26.        Had we investigated the landlord’s complaint handling separately, we would have made a further finding of reasonable redress. We have therefore taken the decision to consider this as part of the substantive issue. We find the £25 offered by the landlord for its delayed stage 1 complaint response was adequate, as it was in line with its policy for an isolated failure to meet its published timescales.

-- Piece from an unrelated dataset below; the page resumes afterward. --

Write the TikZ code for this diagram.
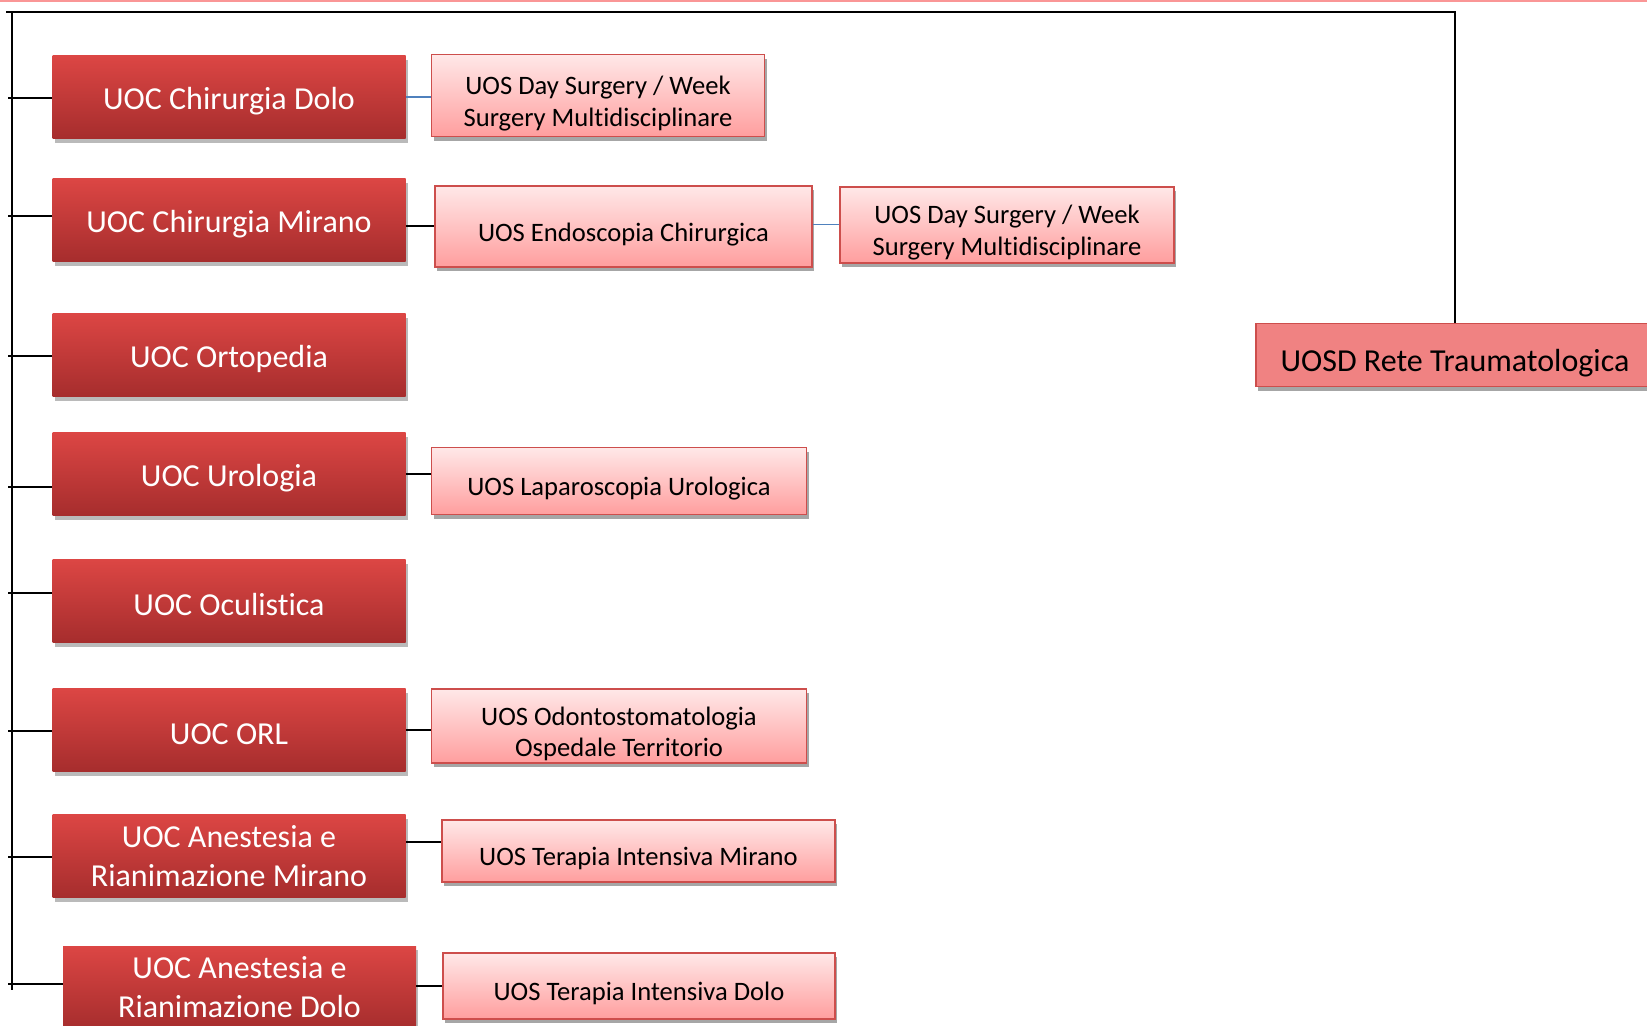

This amount should now be paid in addition to the £275 offered for the impact and inconvenience associated with the delayed funding application.

Determination

27.        In accordance with paragraph 53.b of the Housing Ombudsman Scheme, there was reasonable redress in the landlord’s adherence to the roadmap for fire safety remediation that it provided to the resident.

Recommendations

28.        If it has not already done so, the landlord should pay the resident the £300 it offered in response to the resident’s complaint as this was a factor in our finding of reasonable redress.

29.        The landlord should produce comprehensive and clear written terms outlining its offer for the resident to sublet his property. A copy should be provided to the resident and this Service.